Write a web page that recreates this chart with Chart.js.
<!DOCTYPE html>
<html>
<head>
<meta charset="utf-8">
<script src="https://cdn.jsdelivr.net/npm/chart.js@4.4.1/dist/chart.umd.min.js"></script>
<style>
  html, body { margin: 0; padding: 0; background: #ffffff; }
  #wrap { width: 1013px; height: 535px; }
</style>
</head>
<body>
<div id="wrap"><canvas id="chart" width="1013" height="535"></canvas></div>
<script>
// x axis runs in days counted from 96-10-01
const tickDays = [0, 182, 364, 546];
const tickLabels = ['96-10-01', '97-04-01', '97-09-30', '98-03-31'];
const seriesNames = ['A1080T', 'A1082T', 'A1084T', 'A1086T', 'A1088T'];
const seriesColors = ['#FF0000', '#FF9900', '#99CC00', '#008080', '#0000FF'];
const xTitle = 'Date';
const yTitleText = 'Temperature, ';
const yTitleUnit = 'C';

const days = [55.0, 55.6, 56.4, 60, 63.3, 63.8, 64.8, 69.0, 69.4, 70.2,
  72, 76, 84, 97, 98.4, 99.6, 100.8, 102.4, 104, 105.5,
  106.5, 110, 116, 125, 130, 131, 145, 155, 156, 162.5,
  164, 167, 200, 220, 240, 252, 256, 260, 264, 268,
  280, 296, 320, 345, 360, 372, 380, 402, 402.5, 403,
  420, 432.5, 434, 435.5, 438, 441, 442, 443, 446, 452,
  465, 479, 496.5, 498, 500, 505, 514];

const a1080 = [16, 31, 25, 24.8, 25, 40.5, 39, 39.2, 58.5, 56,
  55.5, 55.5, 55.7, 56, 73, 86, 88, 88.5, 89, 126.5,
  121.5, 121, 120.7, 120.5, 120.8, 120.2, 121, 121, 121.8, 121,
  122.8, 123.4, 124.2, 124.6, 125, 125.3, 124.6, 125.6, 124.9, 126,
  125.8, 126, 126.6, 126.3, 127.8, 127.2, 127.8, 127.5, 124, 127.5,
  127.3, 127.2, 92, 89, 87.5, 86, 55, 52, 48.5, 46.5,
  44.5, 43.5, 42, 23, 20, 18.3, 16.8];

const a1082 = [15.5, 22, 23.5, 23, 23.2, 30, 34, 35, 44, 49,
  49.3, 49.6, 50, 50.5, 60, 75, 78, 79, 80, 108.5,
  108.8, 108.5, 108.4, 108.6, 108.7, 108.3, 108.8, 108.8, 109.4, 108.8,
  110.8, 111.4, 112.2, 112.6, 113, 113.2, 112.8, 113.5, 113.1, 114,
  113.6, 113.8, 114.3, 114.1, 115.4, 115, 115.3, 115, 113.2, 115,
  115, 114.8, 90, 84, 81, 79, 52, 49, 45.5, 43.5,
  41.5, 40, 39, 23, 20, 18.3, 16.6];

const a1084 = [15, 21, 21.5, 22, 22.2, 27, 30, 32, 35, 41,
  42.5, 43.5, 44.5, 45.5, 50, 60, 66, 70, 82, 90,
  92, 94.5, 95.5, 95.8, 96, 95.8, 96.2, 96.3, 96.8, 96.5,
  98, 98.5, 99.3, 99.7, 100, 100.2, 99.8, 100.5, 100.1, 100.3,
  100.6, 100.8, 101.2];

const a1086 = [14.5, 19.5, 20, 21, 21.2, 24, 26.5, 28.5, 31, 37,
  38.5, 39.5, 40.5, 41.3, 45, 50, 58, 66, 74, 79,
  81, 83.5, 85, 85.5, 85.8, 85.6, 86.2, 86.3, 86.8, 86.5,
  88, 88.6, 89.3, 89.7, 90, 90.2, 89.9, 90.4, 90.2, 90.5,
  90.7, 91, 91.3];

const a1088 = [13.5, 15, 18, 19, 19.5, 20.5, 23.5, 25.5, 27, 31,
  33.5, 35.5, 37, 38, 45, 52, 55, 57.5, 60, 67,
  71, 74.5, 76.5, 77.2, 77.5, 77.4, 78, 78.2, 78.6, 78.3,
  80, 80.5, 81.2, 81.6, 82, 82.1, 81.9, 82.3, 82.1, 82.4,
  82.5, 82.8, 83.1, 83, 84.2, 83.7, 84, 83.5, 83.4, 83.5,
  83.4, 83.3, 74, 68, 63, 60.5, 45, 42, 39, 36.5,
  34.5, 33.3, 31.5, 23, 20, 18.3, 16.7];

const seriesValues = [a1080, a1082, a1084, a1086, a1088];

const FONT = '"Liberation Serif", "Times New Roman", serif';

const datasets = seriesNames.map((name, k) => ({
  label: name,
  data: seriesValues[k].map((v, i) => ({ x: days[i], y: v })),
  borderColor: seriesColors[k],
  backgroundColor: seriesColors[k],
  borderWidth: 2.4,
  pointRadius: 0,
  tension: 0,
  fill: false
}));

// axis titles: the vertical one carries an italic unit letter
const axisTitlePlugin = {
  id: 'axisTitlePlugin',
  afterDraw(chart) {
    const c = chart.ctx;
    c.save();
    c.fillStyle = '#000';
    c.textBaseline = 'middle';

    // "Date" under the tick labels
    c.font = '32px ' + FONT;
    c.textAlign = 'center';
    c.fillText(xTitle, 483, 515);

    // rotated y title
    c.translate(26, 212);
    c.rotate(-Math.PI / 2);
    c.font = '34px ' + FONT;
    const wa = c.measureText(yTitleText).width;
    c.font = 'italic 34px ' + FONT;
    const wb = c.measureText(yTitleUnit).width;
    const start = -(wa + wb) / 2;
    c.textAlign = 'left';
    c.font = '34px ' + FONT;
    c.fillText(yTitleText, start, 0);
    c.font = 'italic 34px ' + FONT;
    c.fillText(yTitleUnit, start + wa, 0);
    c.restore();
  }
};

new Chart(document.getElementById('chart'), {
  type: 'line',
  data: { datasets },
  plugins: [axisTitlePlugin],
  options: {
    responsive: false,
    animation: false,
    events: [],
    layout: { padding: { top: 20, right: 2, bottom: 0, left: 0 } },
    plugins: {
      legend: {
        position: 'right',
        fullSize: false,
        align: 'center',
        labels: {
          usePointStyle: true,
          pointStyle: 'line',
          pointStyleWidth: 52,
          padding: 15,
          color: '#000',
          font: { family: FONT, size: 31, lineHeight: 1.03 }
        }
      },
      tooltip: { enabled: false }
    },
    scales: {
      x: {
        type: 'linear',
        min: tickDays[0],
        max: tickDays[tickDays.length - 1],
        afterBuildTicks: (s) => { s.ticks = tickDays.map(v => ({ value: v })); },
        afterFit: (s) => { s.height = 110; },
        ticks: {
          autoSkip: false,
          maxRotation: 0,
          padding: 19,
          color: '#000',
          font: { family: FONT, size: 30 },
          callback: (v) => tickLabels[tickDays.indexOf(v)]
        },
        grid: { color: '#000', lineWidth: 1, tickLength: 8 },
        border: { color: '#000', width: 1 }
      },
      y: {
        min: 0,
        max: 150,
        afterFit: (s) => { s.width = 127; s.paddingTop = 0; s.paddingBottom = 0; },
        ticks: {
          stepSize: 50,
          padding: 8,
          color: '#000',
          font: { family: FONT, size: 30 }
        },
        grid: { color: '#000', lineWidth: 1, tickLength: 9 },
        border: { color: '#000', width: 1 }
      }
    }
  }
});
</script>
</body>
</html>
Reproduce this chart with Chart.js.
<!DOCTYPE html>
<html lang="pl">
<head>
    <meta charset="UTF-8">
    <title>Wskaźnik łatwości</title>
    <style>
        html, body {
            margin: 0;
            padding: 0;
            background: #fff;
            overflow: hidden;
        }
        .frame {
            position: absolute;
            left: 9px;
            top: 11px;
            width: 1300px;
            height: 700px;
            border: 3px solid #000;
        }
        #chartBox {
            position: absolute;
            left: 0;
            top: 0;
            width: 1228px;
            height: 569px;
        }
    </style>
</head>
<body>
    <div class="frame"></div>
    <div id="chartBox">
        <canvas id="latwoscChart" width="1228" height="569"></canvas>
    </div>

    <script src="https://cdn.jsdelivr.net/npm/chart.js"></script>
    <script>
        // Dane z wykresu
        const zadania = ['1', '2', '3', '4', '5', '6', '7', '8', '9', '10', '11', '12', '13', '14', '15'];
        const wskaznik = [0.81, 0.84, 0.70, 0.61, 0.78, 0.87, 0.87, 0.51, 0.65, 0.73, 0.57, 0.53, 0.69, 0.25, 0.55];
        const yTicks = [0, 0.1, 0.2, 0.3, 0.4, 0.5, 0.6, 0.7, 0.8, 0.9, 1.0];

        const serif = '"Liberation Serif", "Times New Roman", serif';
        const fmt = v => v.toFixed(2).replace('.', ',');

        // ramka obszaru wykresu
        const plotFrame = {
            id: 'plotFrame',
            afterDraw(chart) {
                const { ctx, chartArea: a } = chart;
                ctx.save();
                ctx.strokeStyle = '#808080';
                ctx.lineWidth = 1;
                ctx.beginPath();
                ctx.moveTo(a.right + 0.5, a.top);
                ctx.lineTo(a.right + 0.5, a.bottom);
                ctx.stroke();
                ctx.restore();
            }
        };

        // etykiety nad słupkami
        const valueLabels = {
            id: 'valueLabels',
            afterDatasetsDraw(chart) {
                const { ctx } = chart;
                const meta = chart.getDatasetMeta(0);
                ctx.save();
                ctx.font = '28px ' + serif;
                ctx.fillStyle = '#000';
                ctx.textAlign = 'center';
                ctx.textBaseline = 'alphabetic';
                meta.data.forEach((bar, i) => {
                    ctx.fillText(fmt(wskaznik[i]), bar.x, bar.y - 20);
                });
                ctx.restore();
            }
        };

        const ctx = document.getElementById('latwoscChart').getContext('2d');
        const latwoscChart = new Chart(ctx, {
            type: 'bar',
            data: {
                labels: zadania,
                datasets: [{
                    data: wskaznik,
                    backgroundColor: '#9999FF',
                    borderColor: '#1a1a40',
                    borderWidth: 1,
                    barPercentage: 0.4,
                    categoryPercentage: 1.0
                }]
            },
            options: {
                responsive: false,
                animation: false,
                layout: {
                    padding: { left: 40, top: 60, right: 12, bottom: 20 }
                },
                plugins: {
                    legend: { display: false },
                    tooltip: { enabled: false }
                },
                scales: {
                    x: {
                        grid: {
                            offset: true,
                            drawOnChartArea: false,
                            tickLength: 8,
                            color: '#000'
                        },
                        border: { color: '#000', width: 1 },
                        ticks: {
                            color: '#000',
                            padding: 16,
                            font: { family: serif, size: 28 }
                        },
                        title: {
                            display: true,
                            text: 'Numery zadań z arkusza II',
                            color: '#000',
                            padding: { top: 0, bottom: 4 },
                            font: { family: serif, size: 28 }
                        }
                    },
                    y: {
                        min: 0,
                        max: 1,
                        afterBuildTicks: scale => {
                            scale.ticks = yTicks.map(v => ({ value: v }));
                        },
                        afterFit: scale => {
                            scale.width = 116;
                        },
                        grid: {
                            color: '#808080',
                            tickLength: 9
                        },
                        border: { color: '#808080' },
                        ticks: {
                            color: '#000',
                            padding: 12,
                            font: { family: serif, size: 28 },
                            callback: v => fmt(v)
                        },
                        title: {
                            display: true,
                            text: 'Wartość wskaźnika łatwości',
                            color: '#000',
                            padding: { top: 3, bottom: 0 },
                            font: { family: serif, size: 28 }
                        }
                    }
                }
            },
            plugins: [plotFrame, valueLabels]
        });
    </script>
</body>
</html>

• EXERCISE INSTRUCTIONS: Report how many lines of the records above contain the word "with", and give only that number.

• PROBLEM SOLUTION: 2